(Exercise aim):
Starting at the line containing "Generate a Python", copy each line exactly, ending with the line containing "vgrid_df = pd.DataFrame(v_rows)". Leave out everything else.

(Entries supplied):
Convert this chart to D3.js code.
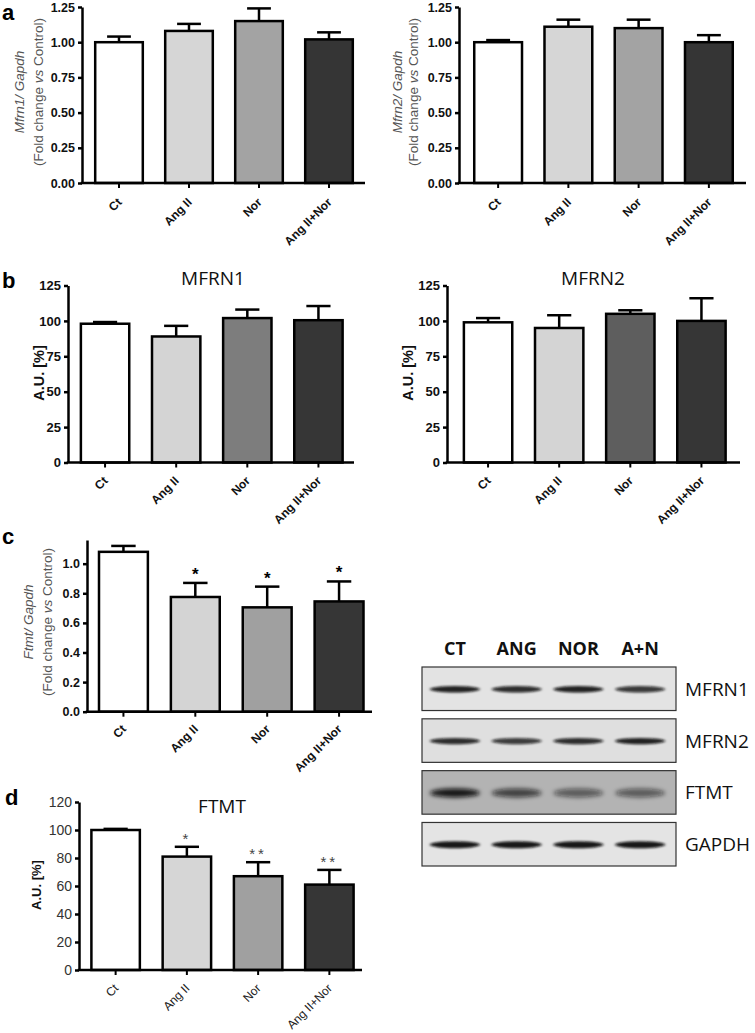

* * *

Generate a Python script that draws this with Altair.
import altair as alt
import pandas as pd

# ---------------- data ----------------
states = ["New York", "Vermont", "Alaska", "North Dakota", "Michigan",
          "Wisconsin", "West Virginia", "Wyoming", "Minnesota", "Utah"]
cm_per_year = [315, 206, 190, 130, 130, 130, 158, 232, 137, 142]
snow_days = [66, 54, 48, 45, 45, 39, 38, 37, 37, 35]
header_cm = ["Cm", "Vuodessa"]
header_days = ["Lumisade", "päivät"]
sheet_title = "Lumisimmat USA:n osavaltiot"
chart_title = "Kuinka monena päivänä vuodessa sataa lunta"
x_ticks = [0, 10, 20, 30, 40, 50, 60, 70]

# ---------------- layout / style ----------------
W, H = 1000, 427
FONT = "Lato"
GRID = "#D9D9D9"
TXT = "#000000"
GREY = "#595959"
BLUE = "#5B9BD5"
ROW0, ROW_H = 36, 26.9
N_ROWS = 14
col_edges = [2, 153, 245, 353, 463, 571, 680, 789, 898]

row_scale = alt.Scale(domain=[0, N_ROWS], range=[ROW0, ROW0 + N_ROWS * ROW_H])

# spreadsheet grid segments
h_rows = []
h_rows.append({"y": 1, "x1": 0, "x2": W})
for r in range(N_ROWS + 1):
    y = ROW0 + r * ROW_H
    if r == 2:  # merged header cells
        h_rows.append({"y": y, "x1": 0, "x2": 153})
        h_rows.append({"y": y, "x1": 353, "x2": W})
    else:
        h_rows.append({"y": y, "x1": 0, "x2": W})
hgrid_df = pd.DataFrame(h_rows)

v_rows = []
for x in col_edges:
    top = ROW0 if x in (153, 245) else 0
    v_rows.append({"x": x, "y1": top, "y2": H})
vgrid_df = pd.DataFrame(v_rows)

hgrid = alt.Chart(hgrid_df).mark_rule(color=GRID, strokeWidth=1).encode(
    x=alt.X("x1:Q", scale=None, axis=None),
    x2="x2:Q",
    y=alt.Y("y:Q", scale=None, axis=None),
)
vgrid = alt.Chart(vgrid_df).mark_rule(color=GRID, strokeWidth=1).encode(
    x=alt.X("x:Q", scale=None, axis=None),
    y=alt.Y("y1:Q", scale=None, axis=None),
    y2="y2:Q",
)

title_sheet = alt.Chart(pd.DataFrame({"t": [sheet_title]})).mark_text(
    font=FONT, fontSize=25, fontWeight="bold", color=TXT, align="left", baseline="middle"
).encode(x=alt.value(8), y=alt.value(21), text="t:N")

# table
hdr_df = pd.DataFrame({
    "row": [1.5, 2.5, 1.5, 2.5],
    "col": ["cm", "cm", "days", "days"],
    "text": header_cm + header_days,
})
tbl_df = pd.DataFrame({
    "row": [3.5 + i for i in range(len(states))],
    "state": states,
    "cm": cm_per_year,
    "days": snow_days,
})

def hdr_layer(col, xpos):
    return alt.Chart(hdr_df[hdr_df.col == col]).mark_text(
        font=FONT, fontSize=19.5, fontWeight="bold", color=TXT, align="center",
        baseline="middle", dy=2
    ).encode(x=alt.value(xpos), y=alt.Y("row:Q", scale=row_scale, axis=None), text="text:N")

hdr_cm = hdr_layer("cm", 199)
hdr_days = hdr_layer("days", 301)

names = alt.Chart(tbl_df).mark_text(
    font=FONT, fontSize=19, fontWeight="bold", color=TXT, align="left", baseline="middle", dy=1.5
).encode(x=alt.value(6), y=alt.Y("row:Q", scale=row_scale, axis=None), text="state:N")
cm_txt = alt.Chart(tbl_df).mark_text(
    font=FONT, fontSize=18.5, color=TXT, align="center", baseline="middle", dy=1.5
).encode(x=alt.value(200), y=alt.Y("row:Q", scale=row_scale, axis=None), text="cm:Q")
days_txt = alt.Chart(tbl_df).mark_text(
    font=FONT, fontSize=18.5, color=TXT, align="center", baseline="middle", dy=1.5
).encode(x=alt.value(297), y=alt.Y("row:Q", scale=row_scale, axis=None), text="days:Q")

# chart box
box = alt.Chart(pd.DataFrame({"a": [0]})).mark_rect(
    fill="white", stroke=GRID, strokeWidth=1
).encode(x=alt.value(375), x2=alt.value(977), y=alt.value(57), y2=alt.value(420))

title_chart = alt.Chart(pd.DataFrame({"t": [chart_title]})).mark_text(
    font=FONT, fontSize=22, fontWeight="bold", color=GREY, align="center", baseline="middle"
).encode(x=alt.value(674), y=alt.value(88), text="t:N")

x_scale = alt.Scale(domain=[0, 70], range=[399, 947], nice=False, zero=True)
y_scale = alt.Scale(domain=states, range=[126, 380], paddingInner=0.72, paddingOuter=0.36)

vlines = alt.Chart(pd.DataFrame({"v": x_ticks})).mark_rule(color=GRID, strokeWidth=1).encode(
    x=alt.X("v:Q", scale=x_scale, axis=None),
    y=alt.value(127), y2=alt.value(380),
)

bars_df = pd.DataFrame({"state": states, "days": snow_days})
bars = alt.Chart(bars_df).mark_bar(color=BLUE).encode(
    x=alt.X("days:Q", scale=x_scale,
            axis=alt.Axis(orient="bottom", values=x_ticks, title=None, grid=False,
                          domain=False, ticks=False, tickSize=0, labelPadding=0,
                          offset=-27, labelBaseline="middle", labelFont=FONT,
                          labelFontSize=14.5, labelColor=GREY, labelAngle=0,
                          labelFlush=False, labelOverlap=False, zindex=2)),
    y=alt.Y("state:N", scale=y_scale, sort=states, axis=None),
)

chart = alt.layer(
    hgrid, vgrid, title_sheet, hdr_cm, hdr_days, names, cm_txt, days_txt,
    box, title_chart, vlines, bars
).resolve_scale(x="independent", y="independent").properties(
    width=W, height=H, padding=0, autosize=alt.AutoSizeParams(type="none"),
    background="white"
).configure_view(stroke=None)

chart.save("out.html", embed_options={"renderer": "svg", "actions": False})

(The result):
Generate a Python script that draws this with Altair.
import altair as alt
import pandas as pd

# ---------------- data ----------------
states = ["New York", "Vermont", "Alaska", "North Dakota", "Michigan",
          "Wisconsin", "West Virginia", "Wyoming", "Minnesota", "Utah"]
cm_per_year = [315, 206, 190, 130, 130, 130, 158, 232, 137, 142]
snow_days = [66, 54, 48, 45, 45, 39, 38, 37, 37, 35]
header_cm = ["Cm", "Vuodessa"]
header_days = ["Lumisade", "päivät"]
sheet_title = "Lumisimmat USA:n osavaltiot"
chart_title = "Kuinka monena päivänä vuodessa sataa lunta"
x_ticks = [0, 10, 20, 30, 40, 50, 60, 70]

# ---------------- layout / style ----------------
W, H = 1000, 427
FONT = "Lato"
GRID = "#D9D9D9"
TXT = "#000000"
GREY = "#595959"
BLUE = "#5B9BD5"
ROW0, ROW_H = 36, 26.9
N_ROWS = 14
col_edges = [2, 153, 245, 353, 463, 571, 680, 789, 898]

row_scale = alt.Scale(domain=[0, N_ROWS], range=[ROW0, ROW0 + N_ROWS * ROW_H])

# spreadsheet grid segments
h_rows = []
h_rows.append({"y": 1, "x1": 0, "x2": W})
for r in range(N_ROWS + 1):
    y = ROW0 + r * ROW_H
    if r == 2:  # merged header cells
        h_rows.append({"y": y, "x1": 0, "x2": 153})
        h_rows.append({"y": y, "x1": 353, "x2": W})
    else:
        h_rows.append({"y": y, "x1": 0, "x2": W})
hgrid_df = pd.DataFrame(h_rows)

v_rows = []
for x in col_edges:
    top = ROW0 if x in (153, 245) else 0
    v_rows.append({"x": x, "y1": top, "y2": H})
vgrid_df = pd.DataFrame(v_rows)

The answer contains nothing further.